Louis Gerhardy, Vice President of Corporate Development
Hey, Gus. It's Louis. Just to add some comments John kind of touched on it earlier, but you could have CV2-based cameras in the field doing detection and classification with CNN networks. Then you could provide an incremental layer of service with one of our GenAI chips that could accommodate much larger parameter models. On the infrastructure side, the point of aggregation. So, you know, maybe that's one example of how it would be architected.
Gus Richard, Analyst
Got it. And then just thinking about the market, at this point, China is not part of your market. I was just wondering if you could comment on how big the non-China market is for security cameras and sort of what you see your market share is currently?
Fermi Wang, President and CEO
You know, when we talk about our numbers, we don't include China anymore in any security card market. In terms of market share, outside China, I would say we definitely have a majority of the market share for security cameras in the mid to high end. On the low end side, there are plenty of Chinese and Taiwanese suppliers trying to compete with the low end with $2 to $3 chips, which we don't compete there. If you look at the separation of the line with the mainstream high-end to the low to the low end, on the top, we are probably the majority leader and on the bottom, we're just one of the players.
Gus Richard, Analyst
Got it. Thanks. That's helpful.
Operator, Operator
Thank you. And as a reminder, to our teleaudience, if you do have a question, simply press star 11 to get in the queue. Okay, we have a question from the line of Martin Young with Oppenheimer. Please proceed.
Martin Yang, Analyst
Hi. Thank you for taking my question. First question is on the Edge AI infrastructure product. Is the second chip something new, meaning that you are pulling forward the development React to end market demand or something you have long planned in the roadmap?

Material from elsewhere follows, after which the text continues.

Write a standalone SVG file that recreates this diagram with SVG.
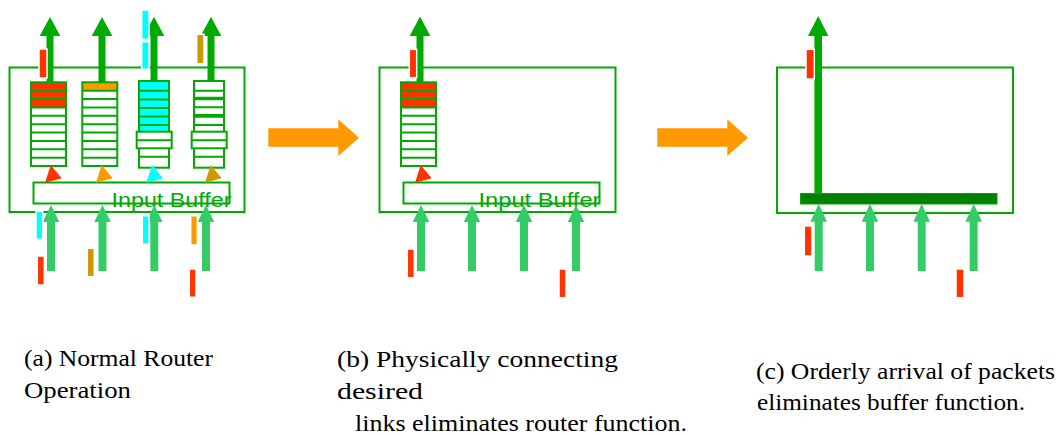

Fermi Wang, President and CEO
It's the first case. In fact, we've talked to so many customers and what they need, we realized that a one six five five is great for the first product. But we do need to have a second chip to keep competitive. I think that second chip, however, is leveraging our current CV3 third-generation CV4 architecture and software. So the development is going to be fast. The cost will be we think can be easily controlled, but the added value is really helping customers have better performance per watt and higher performance in a sense silicon.
Martin Yang, Analyst
Got it. And then in this quarter, accounts payable trends were a little higher than normal. Is that associated with this new chip development?
John Young, CFO
Not specifically, Martin. No. I think as we started to grow the Q2 top-line guide, it's really more of a function of building the inventory to support the demand that we're seeing. The corresponding with that is the accounts payable associated with it.
Martin Yang, Analyst
Got it. Thank you. That's it for me.
Operator, Operator
Thank you so much. And ladies and gentlemen, this concludes the Q&A session. I will pass it back for final remarks.
Fermi Wang, President and CEO
Thank you all for joining us today, and I look forward to talking to you next time. Bye.
Operator, Operator
Thank you. And this concludes our program. Thank you for participating, and you may now disconnect.